All the above is so true. Be a good patrol officer, don't fall into the bitching game (did that early and learned from it), be positive, pull your load...and opportunities will open up.


----------



## policemedic (Dec 2, 2016)

What @Centermass and @18C4V said. They're spot on.

Honestly, right now SWAT and/or gangs or vice or being the squad's social secretary shouldn't even be on your radar. Your 5m target vis a vis policing is to make it through the selection process.   After that, worry about the academy. 

The only other thing I'll add is that you will eventually need to decide if you like making cases. For the most part, SWAT solves tactical problems rather than investigating crime.


----------



## Cabbage Head (Dec 4, 2016)

My 2c.  I am proud to be in this forum. I have never served in the armed forces.  I totally respect those that have done and am proud to have made many life long friends from here.  I went to college for 2 years and was able to get hired on a department.  I served for a number of years on 3 departments until I was able to get on a team.  I was lucky, I was a good shooter and had good tactical common sense.  I will always say that there are much better police officers out there then me.  I have been on swat for over 16 years and have been a Police Officer full time since 1990.  Now I am one of the old guys on the team, still able to pass the physical and can out shoot most of the younger guys.  If there is anything I can do to help, pm me and I will try to steer you in the right direction.

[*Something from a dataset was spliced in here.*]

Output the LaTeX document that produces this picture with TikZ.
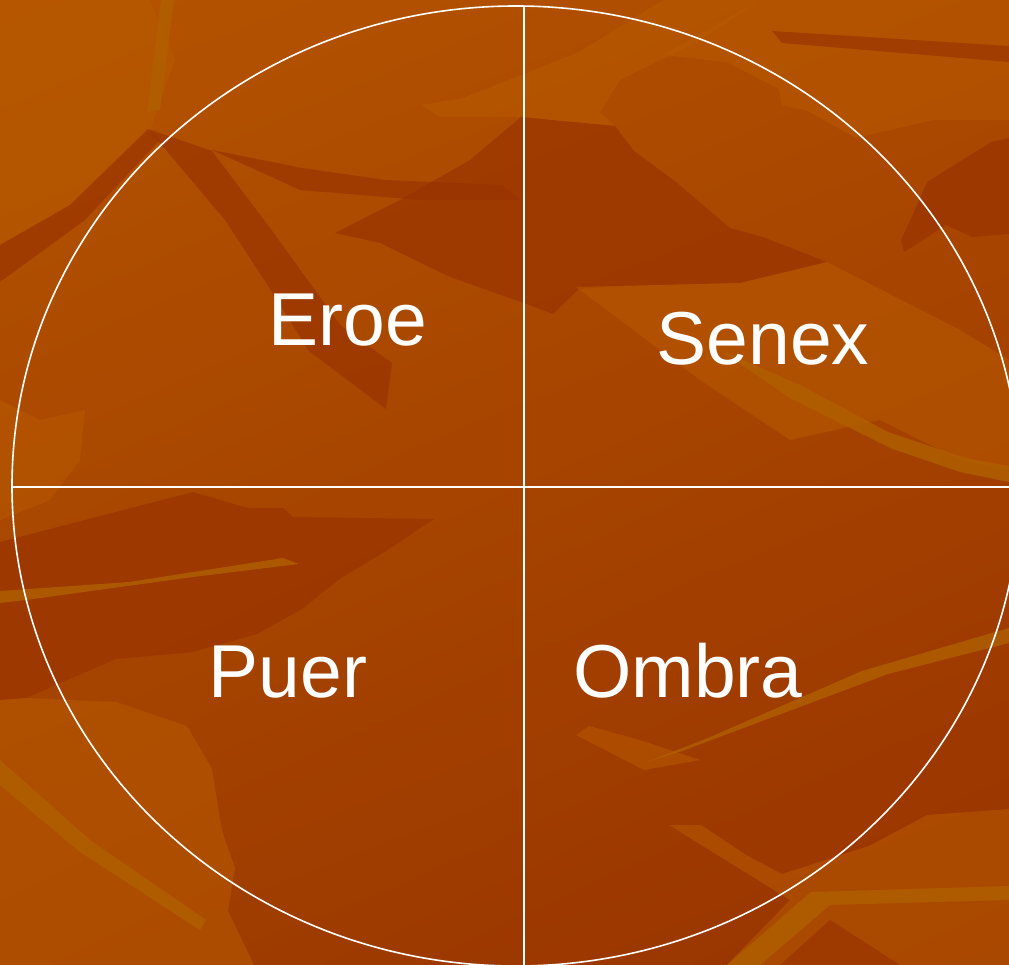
\documentclass[tikz,border=0pt]{standalone}
\usepackage{fontspec}
\setmainfont{Liberation Sans}
\usetikzlibrary{shadings}
\definecolor{bgUL}{HTML}{B45400}
\definecolor{bgUR}{HTML}{AC4A00}
\definecolor{bgLL}{HTML}{A03E00}
\definecolor{bgLR}{HTML}{983300}
\definecolor{leaflight}{HTML}{B85A00}
\definecolor{leafdark}{HTML}{983200}
\definecolor{stripe}{HTML}{B06000}
\tikzset{
  light/.style={fill=leaflight,fill opacity=0.55,draw=none},
  dark/.style={fill=leafdark,fill opacity=0.65,draw=none},
  stripeleaf/.style={fill=stripe,fill opacity=0.8,draw=none},
  wline/.style={draw=white,line width=1.6pt},
  lbl/.style={text=white,inner sep=0pt,anchor=base,font=\fontsize{75}{75}\selectfont}
}
\begin{document}
\begin{tikzpicture}[x=1pt,y=-1pt]
\useasboundingbox (0,0) rectangle (1009,965);
\begin{scope}
\clip (0,0) rectangle (1009,965);
\shade[upper left=bgUL,upper right=bgUR,lower left=bgLL,lower right=bgLR] (0,0) rectangle (1009,965);
% top-left leaves
\fill[light] (0,0) -- (150,0) -- (175,60) -- (150,130) -- (70,205) -- (0,245) -- cycle;
\fill[stripeleaf] (161,0) -- (174,0) -- (160,110) -- (147,112) -- cycle;
\fill[dark] (0,245) -- (70,205) -- (148,129) -- (160,140) -- (85,220) -- (0,282) -- cycle;
\fill[dark] (148,129) -- (212,151) -- (270,228) -- (341,326) -- (392,363) -- (386,409) -- (309,351) -- (270,289) -- (225,220) -- cycle;
\fill[dark] (212,150) -- (302,168) -- (386,180) -- (502,185) -- (521,200) -- (420,200) -- (300,190) -- cycle;
% top middle light
\fill[light] (421,105) -- (463,98) -- (579,52) -- (663,0) -- (760,0) -- (700,40) -- (620,80) -- (600,112) -- (615,126) -- (521,117) -- (440,117) -- cycle;
% central dark leaf
\fill[dark] (335,233) -- (380,243) -- (450,277) -- (521,302) -- (553,314) -- (579,289) -- (627,286) -- (740,283) -- (827,262) -- (763,237) -- (730,228) -- (676,182) -- (634,151) -- (615,126) -- (521,117) -- (470,160) -- (400,200) -- cycle;
% top right
\fill[light] (663,55) -- (727,62) -- (779,89) -- (782,105) -- (808,111) -- (856,138) -- (933,120) -- (1009,120) -- (1009,0) -- (760,0) -- cycle;
\fill[dark] (772,31) -- (1009,46) -- (1009,62) -- (782,43) -- cycle;
\fill[dark] (927,182) -- (991,142) -- (1009,138) -- (1009,234) -- (972,237) -- (946,225) -- (904,252) -- (901,240) -- (914,212) -- cycle;
% Senex light leaf
\fill[light] (576,287) -- (740,283) -- (827,262) -- (960,330) -- (1009,360) -- (1009,470) -- (960,460) -- (880,420) -- (790,440) -- (700,380) -- cycle;
\fill[stripeleaf] (720,350) -- (800,385) -- (888,432) -- (965,458) -- (1009,466) -- (1009,482) -- (960,472) -- (890,448) -- (790,398) -- cycle;
% lower left
\fill[dark] (0,542) -- (193,492) -- (248,508) -- (283,508) -- (293,517) -- (434,519) -- (386,551) -- (341,578) -- (302,609) -- (257,634) -- (193,652) -- (116,659) -- (26,698) -- (0,700) -- cycle;
\fill[stripeleaf] (0,591) -- (129,582) -- (283,558) -- (299,564) -- (193,577) -- (26,600) -- (0,603) -- cycle;
\fill[light] (0,700) -- (26,698) -- (116,702) -- (187,726) -- (212,769) -- (222,831) -- (235,868) -- (228,911) -- (254,965) -- (0,965) -- cycle;
\fill[stripeleaf] (0,760) -- (90,840) -- (206,920) -- (200,930) -- (80,852) -- (0,785) -- cycle;
\fill[light] (0,400) -- (40,420) -- (85,410) -- (80,460) -- (50,500) -- (0,520) -- cycle;
% lower right
\fill[light] (576,735) -- (589,726) -- (640,740) -- (700,760) -- (644,770) -- cycle;
\fill[stripeleaf] (644,763) -- (708,738) -- (862,671) -- (1009,628) -- (1009,643) -- (888,674) -- (682,751) -- cycle;
\fill[light] (669,825) -- (701,825) -- (746,855) -- (782,874) -- (869,846) -- (927,815) -- (1009,809) -- (1009,965) -- (727,965) -- (790,900) -- cycle;
\fill[stripeleaf] (727,965) -- (811,892) -- (1009,886) -- (1009,900) -- (830,905) -- (760,965) -- cycle;
\fill[dark] (780,965) -- (830,920) -- (900,965) -- cycle;
\end{scope}
% diagram
\coordinate (ctr) at (516,486);
\coordinate (vtop) at (524,7);
\coordinate (vbot) at (524,965);
\coordinate (hleft) at (12,487);
\coordinate (hright) at (1009,487);
\begin{scope}
\clip (0,0) rectangle (1009,965);
\draw[wline] (ctr) ellipse [x radius=504pt, y radius=480pt];
\draw[wline] (vtop) -- (vbot);
\draw[wline] (hleft) -- (hright);
\end{scope}
\node[lbl] (eroe) at (348,346) {Eroe};
\node[lbl] (senex) at (763,365) {Senex};
\node[lbl] (puer) at (288,697) {Puer};
\node[lbl] (ombra) at (688,697) {Ombra};
\end{tikzpicture}
\end{document}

To begin.  Get on a department that has a team.  Be the one that others look to as someone that can do the job and have common sense.  Show that your able to handle stressful situations with the force that is needed and no more than that.  Once people see that your able to shoot on the range, handle stressful calls and act professionally you will then be on the way to your goals.  Ya, there will always be the one that will make the cut and have no logical reasons why he/she did.....  Don't let that get in front of your goals.  Like already said, hit your 20y target first.  Be the one that others look to and always be there when needed.  Its that simple.  

Oh, never get a degree in criminal justice.  You will learn that in the Academy.  Better to get a degree in business, accounting or anything else (basket weaving).  If you don't like your career and only have a criminal justice degree it doesn't transfer well into any other field........


----------



## BRobertsHS4 (Dec 15, 2016)

I definitely agree with the previous posts, focus on learning to become an officer before considering SWAT. I've been in law enforcement for 16 years (started at 19) and I truly didn't have a full grasp on all the aspect of true law enforcement until about 5 years into my career. I didn't go SWAT until about 13 years in to my career and I still have tons to learn. You'll never stop learning, especially when it comes to special teams. 

My advice, get hired on, avoid the angry retired on duty guys, the ladies men, the pretty dispatcher or officer, and the overly compensating muscle head. Find those guys who don't bitch about anything and aren't putting their work off on other officers. Practice your craft of becoming a good peace officer and investigator. Once you've become a GREAT officer, you may become an okay SWAT guy. Make sure you're not doing it just to say you're SWAT. Those guys are a drag on the team. They are all pumped and wanting to become SWAT, then when they get to the team, they don't want to put in 110% when it comes down to training and learning. 

Good luck with your venture. Brandon


----------